◆ INPUT MATERIAL
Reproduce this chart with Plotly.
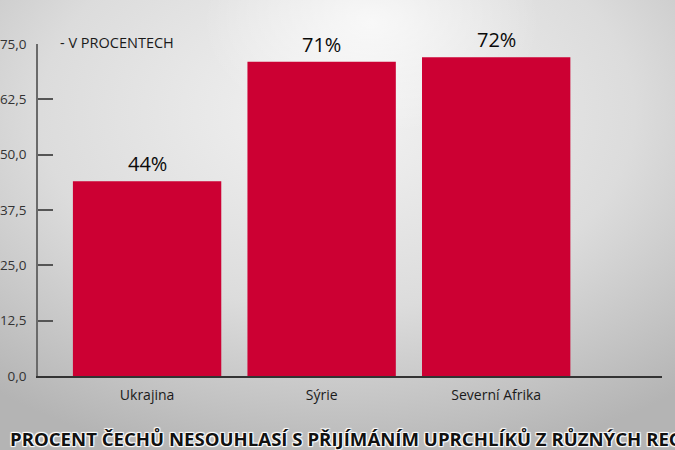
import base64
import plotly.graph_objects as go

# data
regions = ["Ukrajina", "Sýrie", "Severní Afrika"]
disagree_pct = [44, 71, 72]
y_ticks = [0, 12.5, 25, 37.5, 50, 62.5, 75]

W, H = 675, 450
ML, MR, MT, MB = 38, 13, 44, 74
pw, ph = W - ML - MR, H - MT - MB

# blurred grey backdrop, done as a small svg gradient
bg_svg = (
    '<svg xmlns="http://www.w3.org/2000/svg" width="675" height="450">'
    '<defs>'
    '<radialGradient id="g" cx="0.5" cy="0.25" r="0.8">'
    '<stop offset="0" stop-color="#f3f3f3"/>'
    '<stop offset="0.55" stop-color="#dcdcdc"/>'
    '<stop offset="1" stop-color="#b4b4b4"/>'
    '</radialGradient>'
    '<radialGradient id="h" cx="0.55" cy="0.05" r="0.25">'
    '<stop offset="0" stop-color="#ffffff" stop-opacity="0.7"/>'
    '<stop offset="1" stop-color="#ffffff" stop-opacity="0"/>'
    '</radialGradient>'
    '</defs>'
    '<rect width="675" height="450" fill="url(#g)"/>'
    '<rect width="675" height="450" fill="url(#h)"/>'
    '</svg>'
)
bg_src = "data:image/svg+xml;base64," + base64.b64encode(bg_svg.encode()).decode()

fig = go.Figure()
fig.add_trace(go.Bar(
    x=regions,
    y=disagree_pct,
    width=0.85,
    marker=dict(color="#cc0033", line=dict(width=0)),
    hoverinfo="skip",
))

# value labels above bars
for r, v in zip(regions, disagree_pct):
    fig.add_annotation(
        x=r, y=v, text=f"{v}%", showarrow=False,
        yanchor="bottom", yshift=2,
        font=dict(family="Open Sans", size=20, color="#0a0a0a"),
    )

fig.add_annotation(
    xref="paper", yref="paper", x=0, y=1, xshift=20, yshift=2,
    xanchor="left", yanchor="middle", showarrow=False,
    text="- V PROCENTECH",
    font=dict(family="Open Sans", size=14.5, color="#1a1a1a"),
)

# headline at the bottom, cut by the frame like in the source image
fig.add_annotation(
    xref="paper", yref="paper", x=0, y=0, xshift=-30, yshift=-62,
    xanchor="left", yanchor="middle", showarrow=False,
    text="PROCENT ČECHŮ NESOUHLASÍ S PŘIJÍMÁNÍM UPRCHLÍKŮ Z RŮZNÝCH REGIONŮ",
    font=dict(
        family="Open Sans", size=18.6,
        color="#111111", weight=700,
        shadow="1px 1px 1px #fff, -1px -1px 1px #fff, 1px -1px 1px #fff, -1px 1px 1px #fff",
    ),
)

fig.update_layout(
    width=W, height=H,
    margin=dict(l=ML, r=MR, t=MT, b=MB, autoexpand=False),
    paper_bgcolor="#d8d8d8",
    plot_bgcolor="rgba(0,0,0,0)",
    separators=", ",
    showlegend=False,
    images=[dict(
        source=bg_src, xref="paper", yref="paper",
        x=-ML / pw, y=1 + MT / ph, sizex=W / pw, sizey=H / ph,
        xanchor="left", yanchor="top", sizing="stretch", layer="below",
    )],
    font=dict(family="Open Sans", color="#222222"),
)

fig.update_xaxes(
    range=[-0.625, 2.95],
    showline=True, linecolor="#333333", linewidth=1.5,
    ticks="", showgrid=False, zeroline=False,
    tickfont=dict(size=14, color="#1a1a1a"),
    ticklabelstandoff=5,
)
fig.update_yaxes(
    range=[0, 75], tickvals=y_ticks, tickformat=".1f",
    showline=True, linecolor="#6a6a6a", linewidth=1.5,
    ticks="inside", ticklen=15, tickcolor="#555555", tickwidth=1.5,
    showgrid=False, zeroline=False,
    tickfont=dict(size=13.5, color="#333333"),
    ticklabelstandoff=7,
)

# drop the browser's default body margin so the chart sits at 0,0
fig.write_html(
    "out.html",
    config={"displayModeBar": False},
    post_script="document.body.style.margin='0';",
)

---

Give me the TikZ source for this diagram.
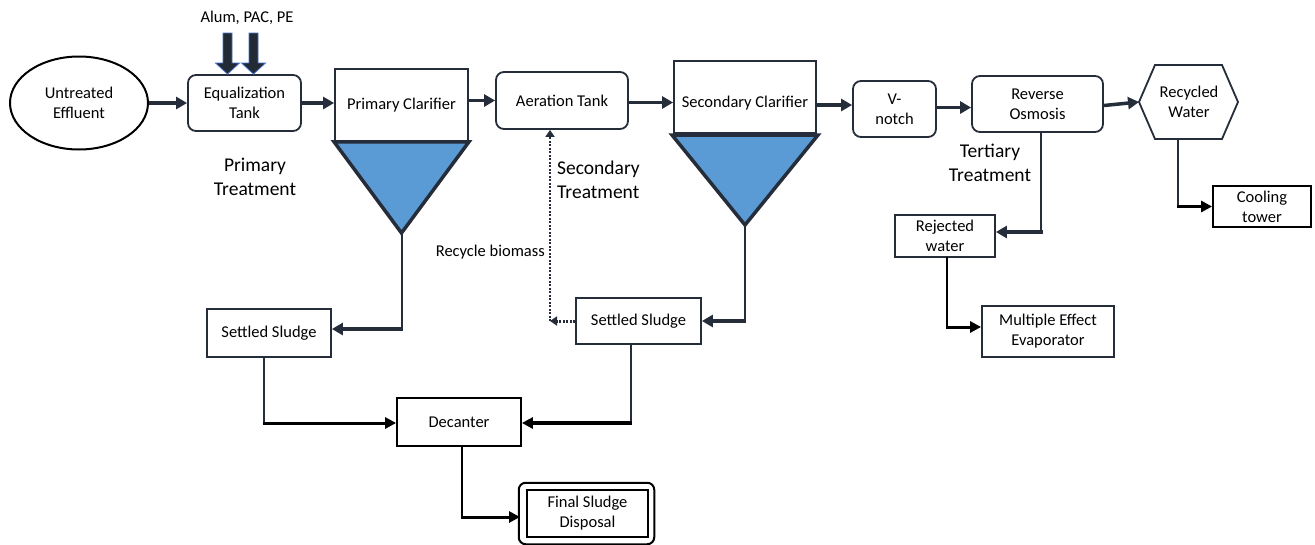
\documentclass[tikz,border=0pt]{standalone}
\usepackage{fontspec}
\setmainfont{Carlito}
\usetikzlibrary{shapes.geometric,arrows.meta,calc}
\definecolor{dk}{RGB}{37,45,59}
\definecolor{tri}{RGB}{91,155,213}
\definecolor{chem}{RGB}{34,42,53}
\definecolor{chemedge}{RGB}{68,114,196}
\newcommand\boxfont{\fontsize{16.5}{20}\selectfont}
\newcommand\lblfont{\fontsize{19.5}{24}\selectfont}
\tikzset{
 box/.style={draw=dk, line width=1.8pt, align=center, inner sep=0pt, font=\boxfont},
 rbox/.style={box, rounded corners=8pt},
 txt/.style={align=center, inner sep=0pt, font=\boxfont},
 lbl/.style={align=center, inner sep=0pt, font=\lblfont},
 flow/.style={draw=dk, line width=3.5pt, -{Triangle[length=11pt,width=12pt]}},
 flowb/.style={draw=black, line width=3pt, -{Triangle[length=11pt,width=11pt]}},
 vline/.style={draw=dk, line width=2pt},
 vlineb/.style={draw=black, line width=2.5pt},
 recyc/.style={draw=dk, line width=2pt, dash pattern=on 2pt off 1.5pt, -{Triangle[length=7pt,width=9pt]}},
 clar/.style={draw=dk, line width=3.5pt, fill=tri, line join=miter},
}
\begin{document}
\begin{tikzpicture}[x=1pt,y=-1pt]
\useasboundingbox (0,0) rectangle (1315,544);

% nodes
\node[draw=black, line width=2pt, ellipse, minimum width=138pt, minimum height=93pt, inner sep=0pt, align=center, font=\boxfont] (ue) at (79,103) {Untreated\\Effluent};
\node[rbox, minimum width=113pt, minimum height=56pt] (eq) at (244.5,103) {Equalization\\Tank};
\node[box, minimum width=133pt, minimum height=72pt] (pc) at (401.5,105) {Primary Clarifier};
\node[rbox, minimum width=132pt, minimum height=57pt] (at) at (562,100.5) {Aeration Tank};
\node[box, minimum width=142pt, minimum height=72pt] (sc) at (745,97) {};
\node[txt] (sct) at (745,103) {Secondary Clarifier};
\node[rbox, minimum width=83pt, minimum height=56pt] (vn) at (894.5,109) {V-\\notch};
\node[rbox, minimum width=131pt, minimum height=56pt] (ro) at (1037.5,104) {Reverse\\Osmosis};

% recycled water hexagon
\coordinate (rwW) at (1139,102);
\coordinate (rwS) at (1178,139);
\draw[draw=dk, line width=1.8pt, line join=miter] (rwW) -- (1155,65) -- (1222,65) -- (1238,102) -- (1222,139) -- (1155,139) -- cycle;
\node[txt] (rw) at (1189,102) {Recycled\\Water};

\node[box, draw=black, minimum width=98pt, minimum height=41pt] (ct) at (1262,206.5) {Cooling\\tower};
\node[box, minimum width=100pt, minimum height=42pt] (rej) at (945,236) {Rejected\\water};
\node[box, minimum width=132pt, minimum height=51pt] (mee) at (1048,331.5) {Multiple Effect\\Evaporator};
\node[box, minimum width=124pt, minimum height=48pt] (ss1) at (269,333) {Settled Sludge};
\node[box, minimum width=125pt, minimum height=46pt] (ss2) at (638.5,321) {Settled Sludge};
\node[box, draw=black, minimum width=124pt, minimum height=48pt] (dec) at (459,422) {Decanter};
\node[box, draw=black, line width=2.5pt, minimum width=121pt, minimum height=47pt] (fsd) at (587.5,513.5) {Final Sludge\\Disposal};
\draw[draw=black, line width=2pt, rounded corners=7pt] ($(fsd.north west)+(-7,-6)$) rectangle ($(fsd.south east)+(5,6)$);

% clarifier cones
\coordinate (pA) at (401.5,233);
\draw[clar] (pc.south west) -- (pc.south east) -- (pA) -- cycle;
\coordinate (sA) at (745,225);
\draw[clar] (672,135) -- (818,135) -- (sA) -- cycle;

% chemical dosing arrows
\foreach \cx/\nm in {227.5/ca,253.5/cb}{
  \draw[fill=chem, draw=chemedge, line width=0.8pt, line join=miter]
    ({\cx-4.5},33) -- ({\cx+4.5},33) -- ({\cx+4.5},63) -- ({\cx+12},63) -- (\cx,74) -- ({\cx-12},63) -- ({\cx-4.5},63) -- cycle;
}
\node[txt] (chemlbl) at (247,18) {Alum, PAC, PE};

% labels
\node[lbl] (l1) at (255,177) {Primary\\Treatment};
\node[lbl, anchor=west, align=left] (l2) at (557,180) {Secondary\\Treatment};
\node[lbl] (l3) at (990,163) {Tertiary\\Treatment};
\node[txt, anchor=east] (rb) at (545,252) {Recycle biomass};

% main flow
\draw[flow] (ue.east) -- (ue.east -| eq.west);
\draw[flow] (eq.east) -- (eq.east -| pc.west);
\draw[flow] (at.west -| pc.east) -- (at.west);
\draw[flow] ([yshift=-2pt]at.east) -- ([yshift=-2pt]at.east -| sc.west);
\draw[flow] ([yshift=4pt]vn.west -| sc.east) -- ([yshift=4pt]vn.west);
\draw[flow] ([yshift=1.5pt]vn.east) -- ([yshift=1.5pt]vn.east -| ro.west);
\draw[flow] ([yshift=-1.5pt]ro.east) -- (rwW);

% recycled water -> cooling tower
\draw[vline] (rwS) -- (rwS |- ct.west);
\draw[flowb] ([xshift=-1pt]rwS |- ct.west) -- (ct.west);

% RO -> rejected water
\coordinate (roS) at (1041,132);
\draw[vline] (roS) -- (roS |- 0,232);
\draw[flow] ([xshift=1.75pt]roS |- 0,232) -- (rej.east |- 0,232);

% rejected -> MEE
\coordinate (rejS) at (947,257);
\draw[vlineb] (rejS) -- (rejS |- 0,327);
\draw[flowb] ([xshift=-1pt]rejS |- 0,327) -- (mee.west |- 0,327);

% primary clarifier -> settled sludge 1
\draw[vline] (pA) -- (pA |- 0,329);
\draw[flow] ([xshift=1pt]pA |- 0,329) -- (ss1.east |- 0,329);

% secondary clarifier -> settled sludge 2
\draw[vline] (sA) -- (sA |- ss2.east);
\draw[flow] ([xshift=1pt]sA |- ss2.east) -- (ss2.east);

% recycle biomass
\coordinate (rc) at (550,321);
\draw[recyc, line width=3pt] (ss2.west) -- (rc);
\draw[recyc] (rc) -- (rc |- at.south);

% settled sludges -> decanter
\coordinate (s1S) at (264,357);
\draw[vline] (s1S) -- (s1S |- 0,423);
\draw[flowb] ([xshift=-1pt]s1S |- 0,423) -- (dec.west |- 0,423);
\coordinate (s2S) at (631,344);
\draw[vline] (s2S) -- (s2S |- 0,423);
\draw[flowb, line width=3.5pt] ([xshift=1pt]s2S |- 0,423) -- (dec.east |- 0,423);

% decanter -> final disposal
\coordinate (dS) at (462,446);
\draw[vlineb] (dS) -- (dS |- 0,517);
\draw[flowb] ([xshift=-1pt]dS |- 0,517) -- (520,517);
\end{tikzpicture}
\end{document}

...

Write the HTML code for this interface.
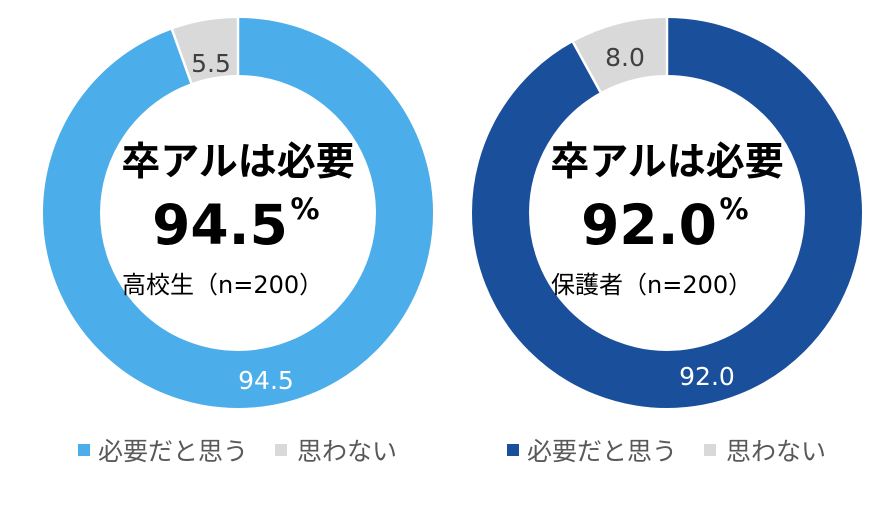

◆ THE REQUEST
Look above for the line with "Reproduce this chart with Plotly." and copy exactly from it through the line with "pw, ph = W - ML - MR, H - MT - MB", both included. Omit the pictures.

◆ SOLUTION
Reproduce this chart with Plotly.
import base64
import plotly.graph_objects as go

# data
regions = ["Ukrajina", "Sýrie", "Severní Afrika"]
disagree_pct = [44, 71, 72]
y_ticks = [0, 12.5, 25, 37.5, 50, 62.5, 75]

W, H = 675, 450
ML, MR, MT, MB = 38, 13, 44, 74
pw, ph = W - ML - MR, H - MT - MB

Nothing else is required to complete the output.